The form of expression of anger varies from one child to another, with age and training. As children grow, they adopt the socially approved methods of adjustment to anger-producing situations. Children under two years express their anger by hitting out or biting, stamping, kicking, jumping up and down, striking, throwing self on floor, or holding the breath.
Between 2 and 3 years, the child may make a physical attack meaning to cause injury to another child. After three years, the child may use abusive language in place of physical violence. What language he uses, depends on his upbringing and social milieu. The temper-tantrums may also be resorted to at this age.
When a child resort to temper-tantrums or violent outbursts of anger, he feels that he can control the situation. It is generally directed towards the person whom the child regards responsible for thwarting his demands.
The expression of anger changes as the child grows older. Older children express their anger in and through sulkiness, negativism, refusal to speak, fussiness, scolding and quarrelsomeness. The tendency to quarrel increases from seven to ten years, it reaches its peak by the age of fourteen or so and after that it declines.
Children differ greatly in their susceptibility to anger due to heredity, health status, environment and to the way they are dealt with by adults and other children.
The child, we have seen, gets angry when he experiences tension as a result of thwarting and frustration. This has to be realised in some way. His attention needs to be directed towards something else. Anger should be used into socially acceptable channels. Grown-up children should be taught a problem solving behaviour in copying with situations that provoke anger. They must also be taught how to express anger so as to avoid social disapproval.
Emotion # 3. Jealousy:
Jealousy is an outgrowth of anger. It is a sort of anger directed against a person of whom the child is jealous. It manifests itself most frequently in situations involving love-relationships, especially when the relationship is threatened. It is directed against the person who has threatened it a brother or a sister. The brief that a new born child must arouse jealousy in the older child is not correct.
If the older child has been prepared for the arrival of a new baby, jealousy may not develop. Jealousy may be directed against one of the parents as well. It may occur in the younger sibling who resents the privileges given to the older children of the family. Jealousy may be directed against a schoolmate or classmate around the 5th or 6th years.
Jealousy is expressed in the form of a physical attack during early childhood. The child either attacks his rival or the one of whom he is jealous. Slandering and ridiculing of the rivals may take the place of physical attack as children grow older. Sometimes, jealousy may be expressed in regressive behavioural actions i.e., thumb-sucking, bed-wetting, naughtiness, refusing to eat.
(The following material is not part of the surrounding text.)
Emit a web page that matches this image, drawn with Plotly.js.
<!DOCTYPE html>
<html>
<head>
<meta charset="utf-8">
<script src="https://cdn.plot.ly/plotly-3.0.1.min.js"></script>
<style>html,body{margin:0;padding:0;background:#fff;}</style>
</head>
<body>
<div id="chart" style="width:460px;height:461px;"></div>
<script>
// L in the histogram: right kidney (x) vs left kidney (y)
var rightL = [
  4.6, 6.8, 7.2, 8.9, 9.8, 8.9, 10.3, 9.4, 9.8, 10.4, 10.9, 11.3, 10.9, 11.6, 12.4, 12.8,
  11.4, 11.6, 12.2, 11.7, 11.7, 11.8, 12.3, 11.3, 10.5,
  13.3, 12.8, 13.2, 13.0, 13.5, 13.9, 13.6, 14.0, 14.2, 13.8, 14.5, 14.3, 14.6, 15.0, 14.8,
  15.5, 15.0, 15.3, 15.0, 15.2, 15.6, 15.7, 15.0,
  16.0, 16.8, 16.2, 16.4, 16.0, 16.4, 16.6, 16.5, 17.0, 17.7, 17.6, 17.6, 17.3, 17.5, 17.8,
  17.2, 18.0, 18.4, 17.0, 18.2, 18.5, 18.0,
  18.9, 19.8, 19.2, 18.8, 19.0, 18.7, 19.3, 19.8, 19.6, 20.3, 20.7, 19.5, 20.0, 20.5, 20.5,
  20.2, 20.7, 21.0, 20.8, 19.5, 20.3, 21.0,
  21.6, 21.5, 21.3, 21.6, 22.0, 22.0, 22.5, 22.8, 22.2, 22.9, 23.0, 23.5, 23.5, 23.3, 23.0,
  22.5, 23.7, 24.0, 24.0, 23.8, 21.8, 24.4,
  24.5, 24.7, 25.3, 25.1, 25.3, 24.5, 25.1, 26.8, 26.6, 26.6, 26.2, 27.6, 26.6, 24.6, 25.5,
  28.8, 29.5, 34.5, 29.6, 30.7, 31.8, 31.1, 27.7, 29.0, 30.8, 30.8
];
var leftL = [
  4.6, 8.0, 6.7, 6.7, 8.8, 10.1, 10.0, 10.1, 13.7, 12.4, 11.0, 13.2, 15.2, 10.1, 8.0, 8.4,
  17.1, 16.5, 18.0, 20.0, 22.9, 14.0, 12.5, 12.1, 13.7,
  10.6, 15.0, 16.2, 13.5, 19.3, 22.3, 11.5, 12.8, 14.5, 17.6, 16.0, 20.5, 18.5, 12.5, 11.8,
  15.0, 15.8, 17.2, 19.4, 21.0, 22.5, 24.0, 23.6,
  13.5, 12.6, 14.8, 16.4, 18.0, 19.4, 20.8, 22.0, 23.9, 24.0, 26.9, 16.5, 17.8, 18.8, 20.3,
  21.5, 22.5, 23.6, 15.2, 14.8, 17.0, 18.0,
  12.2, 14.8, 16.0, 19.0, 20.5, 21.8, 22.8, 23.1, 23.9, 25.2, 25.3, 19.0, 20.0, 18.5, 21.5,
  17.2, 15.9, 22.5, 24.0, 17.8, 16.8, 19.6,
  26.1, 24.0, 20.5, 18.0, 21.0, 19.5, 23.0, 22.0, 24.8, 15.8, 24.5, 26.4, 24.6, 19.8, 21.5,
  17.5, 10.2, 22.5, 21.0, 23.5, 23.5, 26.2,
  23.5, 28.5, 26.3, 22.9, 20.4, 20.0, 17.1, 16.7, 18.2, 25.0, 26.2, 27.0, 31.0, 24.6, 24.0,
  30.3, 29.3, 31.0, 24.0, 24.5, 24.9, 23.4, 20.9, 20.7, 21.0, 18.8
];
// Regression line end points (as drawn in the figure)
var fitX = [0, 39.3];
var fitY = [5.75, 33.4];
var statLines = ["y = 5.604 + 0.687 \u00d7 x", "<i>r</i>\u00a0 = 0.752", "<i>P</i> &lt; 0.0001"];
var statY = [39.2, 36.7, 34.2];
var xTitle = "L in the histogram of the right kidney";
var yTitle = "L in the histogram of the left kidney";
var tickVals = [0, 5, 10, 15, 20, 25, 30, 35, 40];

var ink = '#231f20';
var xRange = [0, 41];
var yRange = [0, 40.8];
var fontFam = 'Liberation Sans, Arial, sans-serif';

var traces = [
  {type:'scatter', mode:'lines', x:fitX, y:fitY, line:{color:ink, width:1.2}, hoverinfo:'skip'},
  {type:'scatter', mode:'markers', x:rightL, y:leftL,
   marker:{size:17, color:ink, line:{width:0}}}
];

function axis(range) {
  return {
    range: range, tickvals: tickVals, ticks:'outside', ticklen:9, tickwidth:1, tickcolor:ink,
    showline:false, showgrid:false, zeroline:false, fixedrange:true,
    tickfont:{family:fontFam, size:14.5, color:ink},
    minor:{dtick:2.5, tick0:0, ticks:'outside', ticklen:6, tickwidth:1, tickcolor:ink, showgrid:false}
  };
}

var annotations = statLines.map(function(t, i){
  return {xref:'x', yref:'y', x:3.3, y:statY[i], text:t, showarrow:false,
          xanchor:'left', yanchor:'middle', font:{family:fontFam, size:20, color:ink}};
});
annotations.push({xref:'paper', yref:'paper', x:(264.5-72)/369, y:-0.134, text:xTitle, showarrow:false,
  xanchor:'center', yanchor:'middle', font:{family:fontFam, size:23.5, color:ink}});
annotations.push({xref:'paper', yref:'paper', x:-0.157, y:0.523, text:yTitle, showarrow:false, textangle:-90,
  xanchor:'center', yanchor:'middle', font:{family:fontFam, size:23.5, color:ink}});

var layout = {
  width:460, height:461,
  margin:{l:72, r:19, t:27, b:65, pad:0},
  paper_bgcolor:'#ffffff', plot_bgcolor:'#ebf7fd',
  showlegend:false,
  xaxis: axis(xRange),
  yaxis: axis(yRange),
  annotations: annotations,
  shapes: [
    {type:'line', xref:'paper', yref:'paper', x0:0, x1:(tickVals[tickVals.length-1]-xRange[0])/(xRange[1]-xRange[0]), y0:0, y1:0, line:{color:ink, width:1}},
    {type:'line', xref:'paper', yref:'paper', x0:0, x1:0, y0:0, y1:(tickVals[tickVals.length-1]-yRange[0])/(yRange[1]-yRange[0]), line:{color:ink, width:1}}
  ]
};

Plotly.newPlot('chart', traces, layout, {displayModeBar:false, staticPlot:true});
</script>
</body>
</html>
Jealousy is rare during mid-childhood. It is harmful when and if it is intense. In order to handle jealousy in children parents should not pamper the child. He should be given affection but proportionately. Companions should be avoided. Parents, again, should be objective when they praise children for their efforts and achievements.
Emotion # 4. Joy is One of the Positive Emotions:
In its milder forms, it is known as pleasure; delight or happiness. The health and general bodily condition of the child influences his emotional response. Joy is associated with the physical well-being of the child. Social situation evoke it after three months. Joy is evoked by fondling a few months later. Gradually, more situations and more complex situations call forth the joyful emotions. In congruous situations play on words, slight calamities, sudden and unexpected noises become the stimuli later.
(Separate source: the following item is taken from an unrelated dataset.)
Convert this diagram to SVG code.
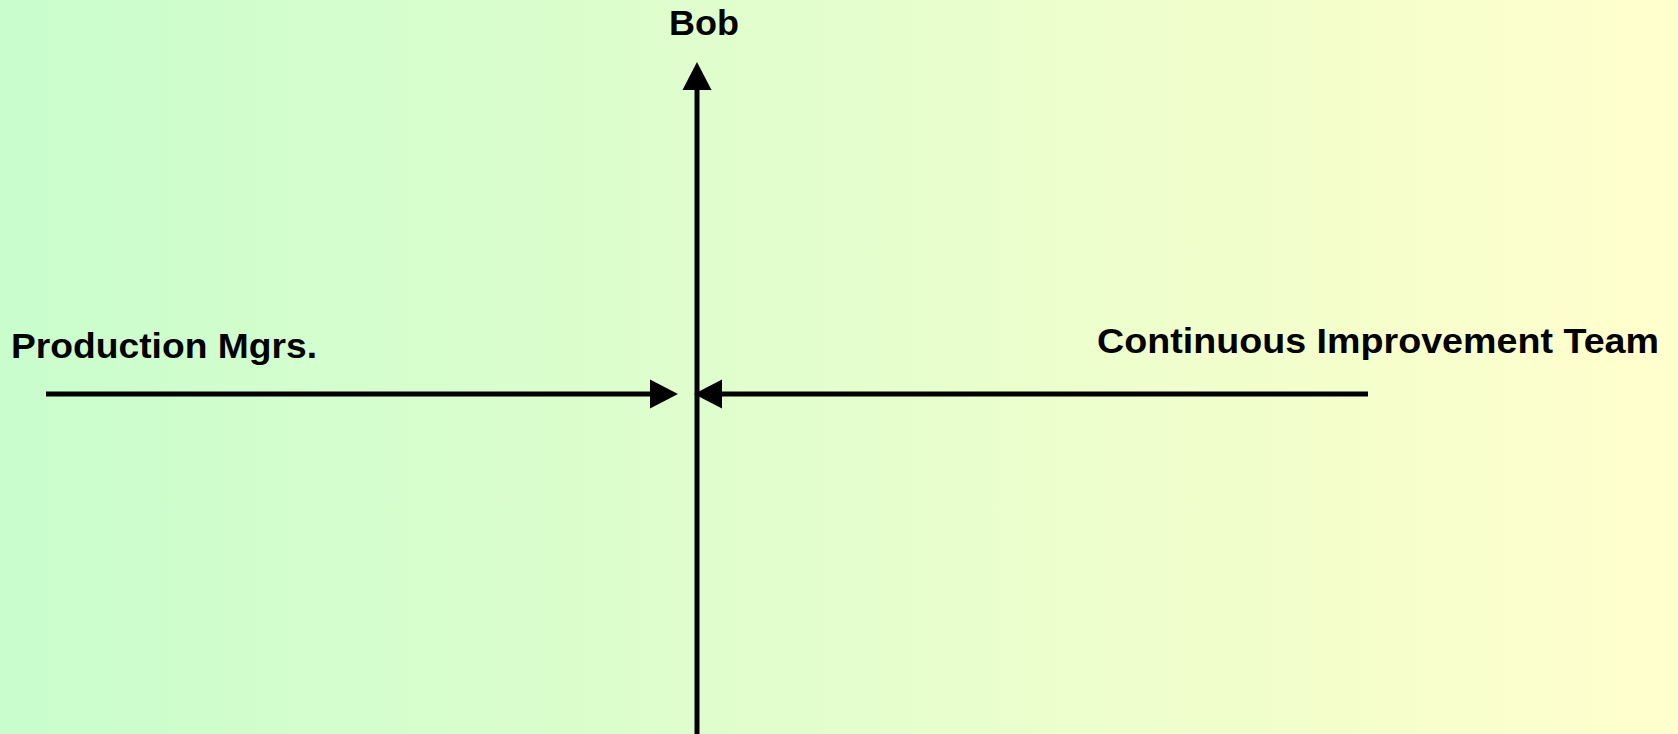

Joy is expressed in smiling, laughing, and a generally relaxed state of the entire body. In infancy, joy is expressed in the increased body movements.
Emotion # 5. Affection is another Pleasant Emotion:
It is directed towards persons, animals or things. It is aroused through pleasant experiences with people or objects. In the beginning the child shows affection for those who attend to his needs, who play with him and who give him comfort or who give him pleasure. It is not an innate emotional response directed toward parents, grand-parents or others with whom the child has a blood tie. Affection is transformed into a love sentiment in adolescence when the sex organs reach their mature size and function.
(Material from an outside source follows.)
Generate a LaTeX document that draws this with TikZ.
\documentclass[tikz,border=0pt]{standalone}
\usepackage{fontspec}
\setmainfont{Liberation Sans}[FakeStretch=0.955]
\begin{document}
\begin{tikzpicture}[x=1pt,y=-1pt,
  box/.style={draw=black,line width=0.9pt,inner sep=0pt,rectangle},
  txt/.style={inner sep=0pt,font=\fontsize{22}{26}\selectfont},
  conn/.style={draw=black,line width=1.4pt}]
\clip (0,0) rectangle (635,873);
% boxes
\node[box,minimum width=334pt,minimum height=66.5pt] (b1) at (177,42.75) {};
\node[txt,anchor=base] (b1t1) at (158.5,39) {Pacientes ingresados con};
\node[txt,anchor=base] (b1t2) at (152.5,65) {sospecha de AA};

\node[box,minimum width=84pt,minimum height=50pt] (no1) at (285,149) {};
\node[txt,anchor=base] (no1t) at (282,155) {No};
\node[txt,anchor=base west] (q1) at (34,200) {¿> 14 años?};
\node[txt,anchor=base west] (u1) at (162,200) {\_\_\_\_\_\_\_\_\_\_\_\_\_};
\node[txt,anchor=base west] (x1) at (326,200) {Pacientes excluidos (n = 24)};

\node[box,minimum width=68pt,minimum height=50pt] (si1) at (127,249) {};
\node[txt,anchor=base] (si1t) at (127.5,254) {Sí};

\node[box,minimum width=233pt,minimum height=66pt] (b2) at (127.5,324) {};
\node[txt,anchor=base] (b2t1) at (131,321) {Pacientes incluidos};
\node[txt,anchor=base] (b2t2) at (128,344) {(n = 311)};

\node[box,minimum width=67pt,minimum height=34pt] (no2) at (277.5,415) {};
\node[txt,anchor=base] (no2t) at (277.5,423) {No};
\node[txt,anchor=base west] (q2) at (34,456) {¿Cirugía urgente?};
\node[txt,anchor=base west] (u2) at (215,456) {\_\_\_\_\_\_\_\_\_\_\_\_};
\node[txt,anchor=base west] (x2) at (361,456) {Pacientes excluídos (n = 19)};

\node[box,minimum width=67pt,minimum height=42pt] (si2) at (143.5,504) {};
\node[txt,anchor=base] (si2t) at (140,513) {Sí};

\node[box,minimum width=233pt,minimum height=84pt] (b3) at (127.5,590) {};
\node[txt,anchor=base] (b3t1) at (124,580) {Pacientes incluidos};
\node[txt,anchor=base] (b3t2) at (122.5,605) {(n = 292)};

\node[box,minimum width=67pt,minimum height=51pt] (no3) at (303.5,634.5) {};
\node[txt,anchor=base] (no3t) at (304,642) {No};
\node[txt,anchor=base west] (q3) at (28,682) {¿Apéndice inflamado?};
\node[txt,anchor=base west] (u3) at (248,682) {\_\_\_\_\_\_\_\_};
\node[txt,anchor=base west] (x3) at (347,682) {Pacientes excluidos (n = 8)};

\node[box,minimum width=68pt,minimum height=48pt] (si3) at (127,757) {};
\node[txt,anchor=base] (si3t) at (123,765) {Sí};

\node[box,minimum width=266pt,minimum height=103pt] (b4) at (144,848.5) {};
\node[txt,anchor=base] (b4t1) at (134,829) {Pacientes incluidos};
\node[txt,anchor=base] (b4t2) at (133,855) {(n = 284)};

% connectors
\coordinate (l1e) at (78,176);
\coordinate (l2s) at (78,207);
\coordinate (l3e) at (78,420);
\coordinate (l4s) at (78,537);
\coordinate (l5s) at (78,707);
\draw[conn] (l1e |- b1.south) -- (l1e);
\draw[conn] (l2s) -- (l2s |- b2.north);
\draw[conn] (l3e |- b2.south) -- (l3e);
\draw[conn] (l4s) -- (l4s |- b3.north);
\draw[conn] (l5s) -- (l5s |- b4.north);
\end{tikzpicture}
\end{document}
The early stimuli are human beings, animals and toys. Children between 3 and 5 show intense affection to those who take part in their activities. During adolescence, affection is directed more towards people than towards animals. It is directed towards the members of the family and relatives. Interest centres on members of the same sex. In later adolescence, it centres on members of the opposite sex.
To start with, affection expresses itself in hugging, patting, kissing, fondling, smiling and laughing. With growth in age, the desire is to be with the loved ones. Earlier forms are inhibited and replaced by verbal responses mixed with smiling and physical relaxation. It must be noted, however, that forms of expression of affection are, to a great extent, determined by training, socioeconomic status of the family to which the individual belongs, to the cultural demands or sanctions enforced by the community or society.